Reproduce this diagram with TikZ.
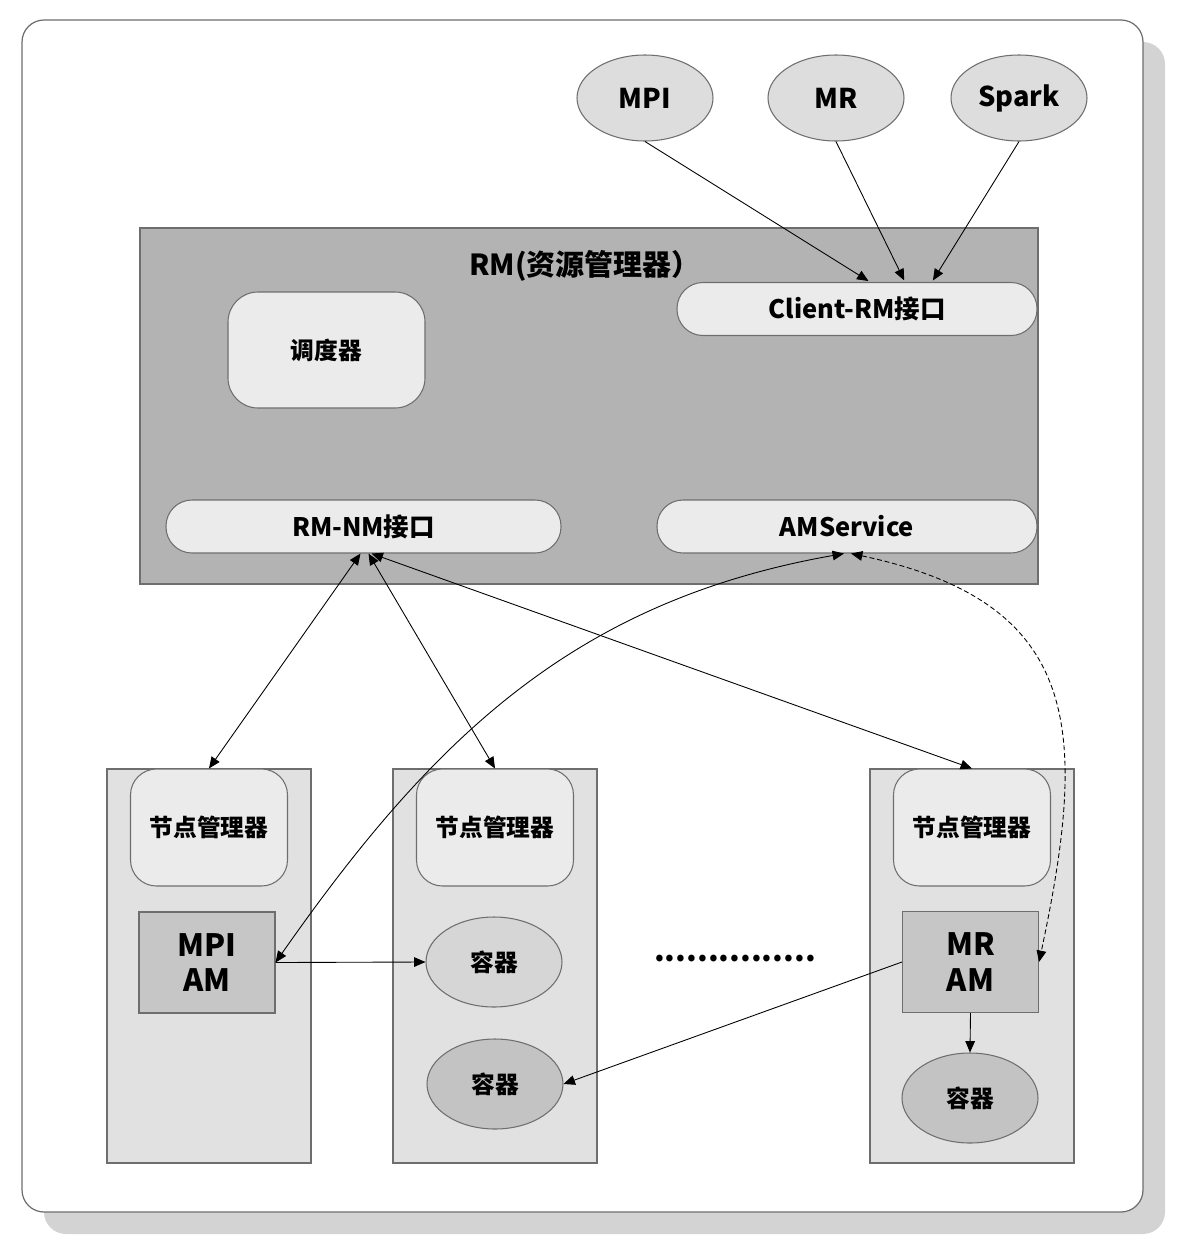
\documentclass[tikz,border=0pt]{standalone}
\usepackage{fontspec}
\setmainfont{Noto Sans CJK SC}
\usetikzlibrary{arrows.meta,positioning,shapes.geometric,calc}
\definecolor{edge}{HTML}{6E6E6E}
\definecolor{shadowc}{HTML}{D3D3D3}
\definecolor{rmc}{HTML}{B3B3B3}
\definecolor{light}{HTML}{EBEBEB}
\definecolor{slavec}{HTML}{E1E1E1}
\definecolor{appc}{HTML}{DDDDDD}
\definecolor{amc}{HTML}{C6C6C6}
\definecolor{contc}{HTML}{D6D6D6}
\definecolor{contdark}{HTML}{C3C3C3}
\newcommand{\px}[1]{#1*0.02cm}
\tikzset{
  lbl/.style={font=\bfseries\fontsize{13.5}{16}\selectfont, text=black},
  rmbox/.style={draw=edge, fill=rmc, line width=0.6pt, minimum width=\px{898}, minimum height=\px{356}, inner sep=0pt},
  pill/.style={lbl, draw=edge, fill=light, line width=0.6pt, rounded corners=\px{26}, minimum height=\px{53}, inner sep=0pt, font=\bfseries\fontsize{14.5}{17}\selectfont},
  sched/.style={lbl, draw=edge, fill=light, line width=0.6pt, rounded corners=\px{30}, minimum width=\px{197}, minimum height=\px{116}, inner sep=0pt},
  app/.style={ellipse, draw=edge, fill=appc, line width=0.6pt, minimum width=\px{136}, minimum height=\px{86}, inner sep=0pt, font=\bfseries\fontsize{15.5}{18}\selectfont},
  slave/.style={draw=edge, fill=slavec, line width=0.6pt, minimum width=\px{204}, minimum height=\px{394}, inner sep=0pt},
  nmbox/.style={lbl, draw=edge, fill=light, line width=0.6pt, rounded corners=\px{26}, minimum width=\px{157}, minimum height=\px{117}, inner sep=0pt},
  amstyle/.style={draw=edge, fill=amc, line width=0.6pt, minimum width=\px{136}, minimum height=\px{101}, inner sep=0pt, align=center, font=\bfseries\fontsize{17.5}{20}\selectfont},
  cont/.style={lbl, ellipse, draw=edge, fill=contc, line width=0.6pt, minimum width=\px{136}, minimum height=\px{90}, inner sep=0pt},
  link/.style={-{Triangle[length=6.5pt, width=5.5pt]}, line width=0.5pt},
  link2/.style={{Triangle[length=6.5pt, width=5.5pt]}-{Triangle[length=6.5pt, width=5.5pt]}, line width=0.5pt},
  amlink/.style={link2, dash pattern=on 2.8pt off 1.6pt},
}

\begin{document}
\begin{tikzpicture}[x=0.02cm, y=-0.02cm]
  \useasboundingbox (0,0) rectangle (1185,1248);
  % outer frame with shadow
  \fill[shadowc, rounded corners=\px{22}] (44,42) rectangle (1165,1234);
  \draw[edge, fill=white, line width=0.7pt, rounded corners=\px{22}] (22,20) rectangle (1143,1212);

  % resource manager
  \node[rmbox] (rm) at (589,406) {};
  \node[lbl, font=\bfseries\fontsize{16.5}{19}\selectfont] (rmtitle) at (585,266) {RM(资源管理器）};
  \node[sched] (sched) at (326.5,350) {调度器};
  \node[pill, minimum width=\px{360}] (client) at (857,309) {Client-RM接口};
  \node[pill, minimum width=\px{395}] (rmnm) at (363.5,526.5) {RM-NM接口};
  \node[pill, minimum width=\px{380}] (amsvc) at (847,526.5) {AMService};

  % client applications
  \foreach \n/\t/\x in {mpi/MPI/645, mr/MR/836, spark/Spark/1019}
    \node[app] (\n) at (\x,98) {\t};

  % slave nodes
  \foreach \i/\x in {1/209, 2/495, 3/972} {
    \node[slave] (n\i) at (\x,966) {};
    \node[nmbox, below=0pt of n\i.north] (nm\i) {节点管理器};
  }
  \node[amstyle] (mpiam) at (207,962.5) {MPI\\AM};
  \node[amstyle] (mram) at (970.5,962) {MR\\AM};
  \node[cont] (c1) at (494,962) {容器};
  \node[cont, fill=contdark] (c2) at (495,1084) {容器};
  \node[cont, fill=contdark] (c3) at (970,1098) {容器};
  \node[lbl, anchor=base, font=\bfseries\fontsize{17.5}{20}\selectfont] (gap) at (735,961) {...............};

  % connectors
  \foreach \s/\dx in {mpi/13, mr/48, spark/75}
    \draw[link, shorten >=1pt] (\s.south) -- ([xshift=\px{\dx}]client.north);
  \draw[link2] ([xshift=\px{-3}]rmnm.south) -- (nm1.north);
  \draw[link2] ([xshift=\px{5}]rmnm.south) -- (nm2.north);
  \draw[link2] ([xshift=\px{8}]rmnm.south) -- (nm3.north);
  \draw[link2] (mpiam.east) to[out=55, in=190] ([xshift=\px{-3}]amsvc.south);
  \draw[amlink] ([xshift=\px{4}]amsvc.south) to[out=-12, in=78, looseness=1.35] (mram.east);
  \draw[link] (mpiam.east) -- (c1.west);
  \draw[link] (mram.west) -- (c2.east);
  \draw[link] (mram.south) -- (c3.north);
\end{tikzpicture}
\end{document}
______
WHAT IS NEEDED: Extract all lines from the data in which "with" is found.

FINISHED TASK:
Reproduce this diagram with TikZ.
  % outer frame with shadow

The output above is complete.